It was brief, but I was optimistic because this Richard was a blacksmith. I mentally thanked him for his occupational choice, but sought more proof. Survivors’ names were not given, but his address was, and entering it in the search field surfaced obituaries for Elizabeth and Norah, his wife and daughter. This jibed with the 1911 census, so I was sure that this was the correct Richard.
Still, I wasn’t done yet. Norah had died in 1988. How was I to bridge this gap of the last 28 years? Two churches in northern Cork were mentioned in the obituaries, so I asked Tim to visit. I was hoping for long memories. Tim met with Pat O’Leary, the sacristan at Our Lady Crowned, who kindly agreed to ask around and browse through their records.

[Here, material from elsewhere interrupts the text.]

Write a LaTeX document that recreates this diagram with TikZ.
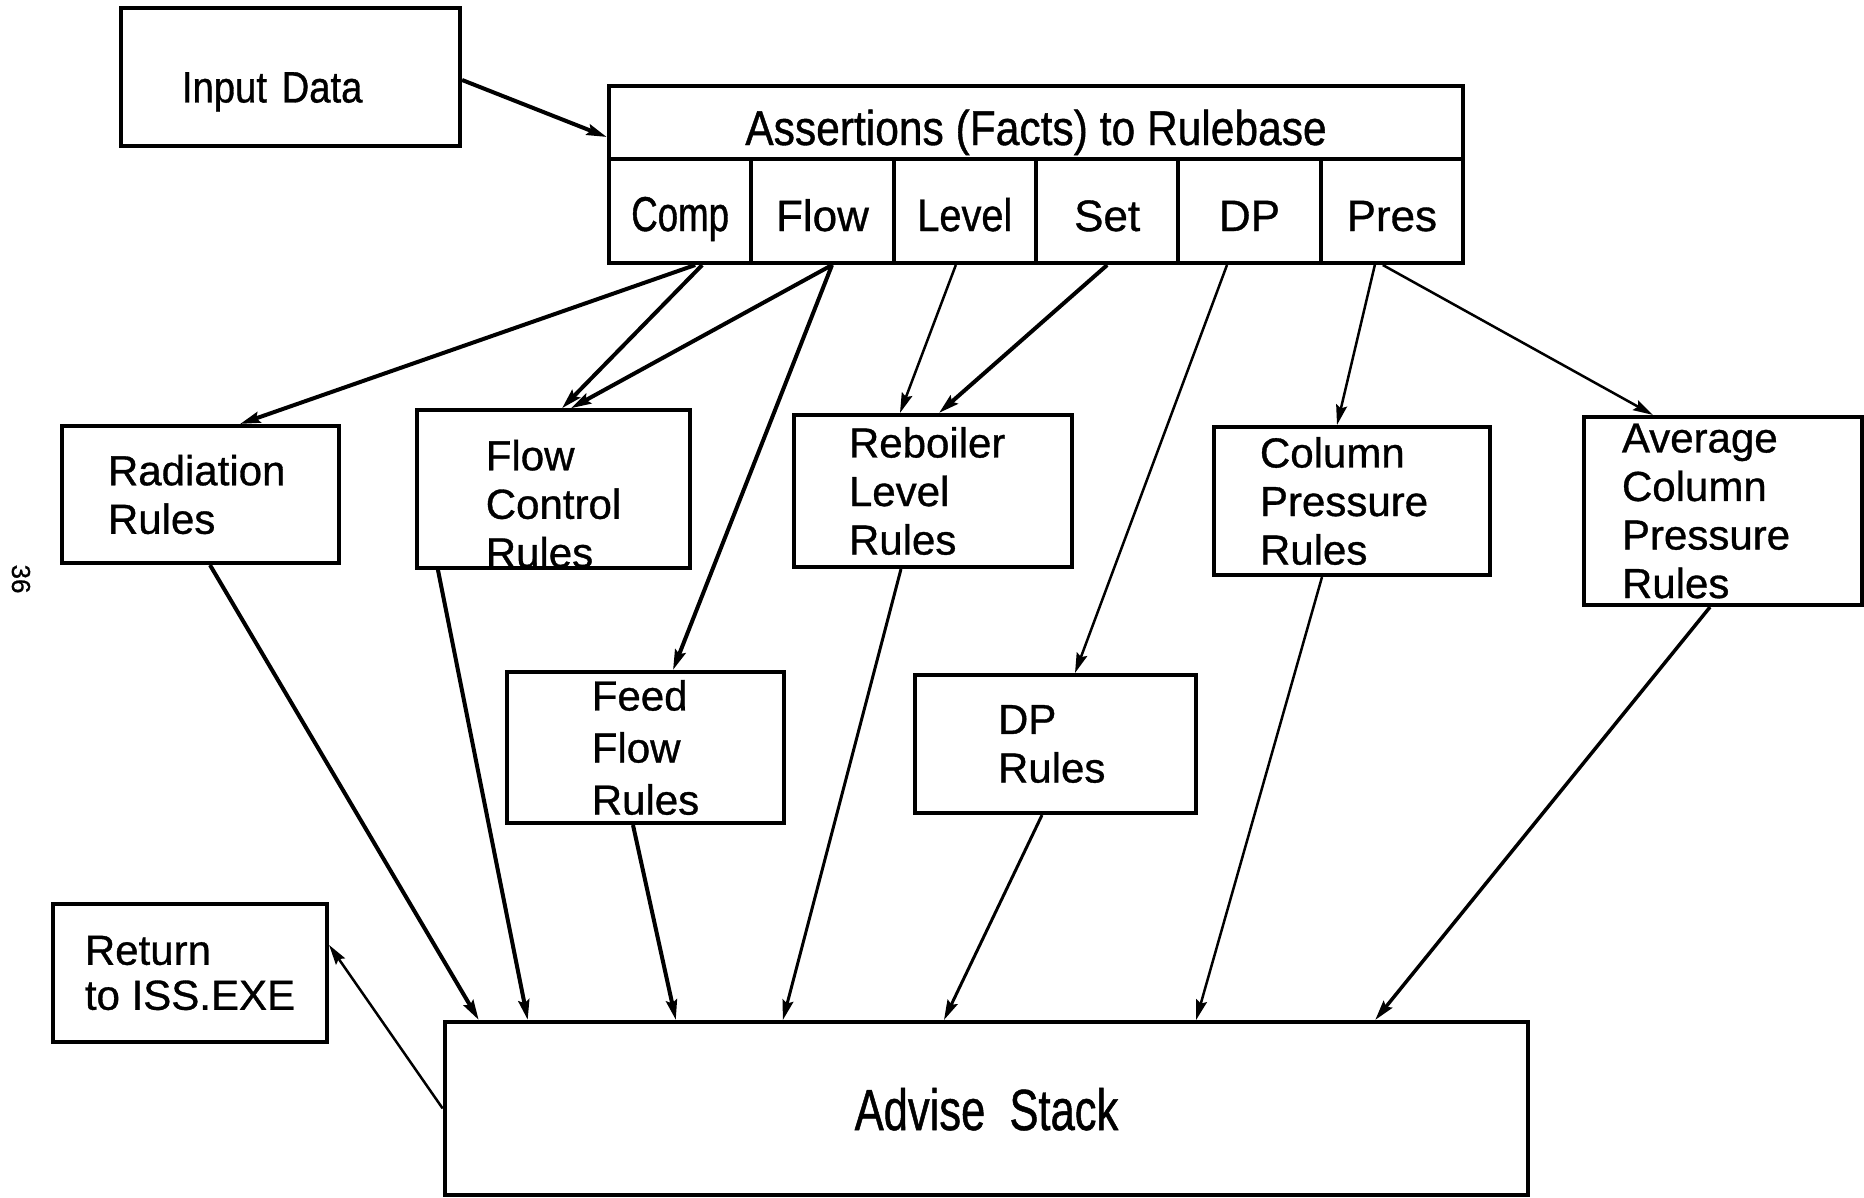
\documentclass[tikz,border=0pt]{standalone}
\usepackage{fontspec}
\setmainfont{Liberation Sans}[FakeBold=0.8]
\newfontfamily\narrowfont[FakeStretch=0.87,FakeBold=0.8]{Liberation Sans}
\newfontfamily\condfont[FakeStretch=0.75,FakeBold=0.8]{Liberation Sans}
\usetikzlibrary{arrows.meta,positioning}

\begin{document}
\begin{tikzpicture}[x=0.01cm, y=-0.01cm]

\useasboundingbox (0,0) rectangle (1864,1197);

%% setup styles for the rulebase chart

\tikzstyle{box}=[draw, line width=0.04cm, inner sep=0pt, align=left, font=\fontsize{11.95}{13.8}\selectfont]
\tikzstyle{cell}=[draw, line width=0.04cm, inner sep=0pt, minimum width=1.4233cm, minimum height=1.04cm, text height=0.4cm, text depth=0cm, font=\fontsize{12.5}{14}\selectfont]
\tikzstyle{link}=[line width=0.025cm, -{Stealth[length=0.2cm,width=0.11cm,inset=0.03cm]}]
\tikzstyle{thick link}=[link, line width=0.04cm]

%% cell grid
\def\xcells{609}
\def\cellsep{142.33}

% input and assertions
\node[box, minimum width=3.39cm, minimum height=1.38cm, text width=2.17cm, text height=0.6cm, font=\narrowfont\fontsize{12.5}{14}\selectfont] (input) at (290.5,77) {Input Data};

\node[box, minimum width=8.54cm, minimum height=0.73cm, text height=0.45cm, text depth=0cm, font=\narrowfont\fontsize{13.9}{16}\selectfont] (assert) at (1036,122.5) {Assertions (Facts) to Rulebase};

\foreach \name/\txt [count=\i] in {comp/{\condfont\fontsize{13.9}{15}\selectfont Comp}, flow/Flow, level/{\narrowfont\fontsize{13}{15}\selectfont Level}, set/Set, dp/DP, pres/Pres}
  \node[cell] (\name) at (\xcells+\cellsep*\i-0.5*\cellsep,211) {\txt};

% rule boxes
\node[box, minimum width=2.77cm, minimum height=1.37cm, text width=1.85cm] (rad) at (200.5,494.5) {Radiation\\Rules};
\node[box, minimum width=2.73cm, minimum height=1.48cm] (fcr) at (553.5,489) {\rule{0pt}{0.6cm}Flow\\Control\\Rules};
\node[box, minimum width=2.78cm, minimum height=1.52cm, text width=1.68cm] (reb) at (933,491) {Reboiler\\Level\\Rules};
\node[box, minimum width=2.76cm, minimum height=1.48cm, text width=1.84cm] (col) at (1352,501) {Column\\Pressure\\Rules};
\node[box, minimum width=2.78cm, minimum height=1.88cm, text width=2.02cm] (avg) at (1723,511) {Average\\Column\\Pressure\\Rules};
\node[box, minimum width=2.77cm, minimum height=1.51cm, font=\fontsize{11.95}{14.8}\selectfont] (feed) at (645.5,747.5) {Feed\\Flow\\Rules};
\node[box, minimum width=2.81cm, minimum height=1.38cm, text width=1.15cm] (dpr) at (1055.5,744) {DP\\Rules};

% return and advise stack
\node[box, minimum width=2.74cm, minimum height=1.38cm, font=\fontsize{11.95}{12.8}\selectfont] (ret) at (190,973) {Return\\to ISS.EXE};
\node[box, minimum width=10.83cm, minimum height=1.73cm, text height=0.43cm, text depth=0cm, font=\condfont\fontsize{16.5}{18}\selectfont] (adv) at (986.5,1108.5) {Advise~~Stack};

\node[rotate=-90, font=\fontsize{7.4}{9}\selectfont] (pagenum) at (21,579) {36};

%% assertions to rules
\draw[thick link] ([yshift=-0.03cm]input.east) -- ([yshift=-0.145cm]assert.west);
\draw[thick link] ([xshift=0.15cm]comp.south) -- ([xshift=0.395cm]rad.north);
\draw[thick link] ([xshift=0.22cm]comp.south) -- ([xshift=0.085cm]fcr.north);
\draw[thick link] ([xshift=0.095cm]flow.south) -- ([xshift=0.175cm]fcr.north);
\draw[thick link] ([xshift=0.095cm]flow.south) -- ([xshift=0.275cm]feed.north);
\draw[link] ([xshift=-0.09cm]level.south) -- ([xshift=-0.33cm]reb.north);
\draw[thick link] (set.south) -- ([xshift=0.06cm]reb.north);
\draw[link] ([xshift=-0.225cm]dp.south) -- ([xshift=0.195cm]dpr.north);
\draw[link] ([xshift=-0.17cm]pres.south) -- ([xshift=-0.15cm]col.north);
\draw[link] ([xshift=-0.09cm]pres.south) -- ([xshift=-0.7cm]avg.north);

%% rules to advise stack
\foreach \source/\sx/\tx/\wd in {rad/0.095/0.36/0.04, fcr/-1.155/0.85/0.04, feed/-0.125/2.33/0.04, reb/-0.32/3.40/0.03, dpr/-0.135/5.01/0.03, col/-0.30/7.53/0.025, avg/-0.13/9.32/0.035}
  \draw[link, line width=\wd cm] ([xshift=\sx cm]\source.south) -- ([xshift=\tx cm]adv.north west);

\draw[link] (adv.west) -- ([yshift=0.28cm]ret.east);

\end{tikzpicture}
\end{document}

Days passed. Just as one year in a dog’s life is the equivalent of seven human years, one day to an expectant genealogist feels more like a month. I tried to sit tight, but the church’s Facebook page was too tempting. After a week, I could no longer resist the urge to repeat the inquiry by posting there.
The double nudge produced a reply three days later. Mr. O’Leary provided fresh details, including the revelation that one of Richard’s grandsons, Tom Long, still lived in the area. After all this time, I was so close!
Mr. O’Leary had prudently passed my email to Tom to allow him to reach out to me, but this time, I only lasted a day before caving to the impulse to use phone directories to find Tom’s contact information which I shared with Tim. The next day, Tim was in his living room explaining that he was the first cousin twice removed of Ellis Island’s Annie Moore – a connection previously unknown, but enthusiastically welcomed.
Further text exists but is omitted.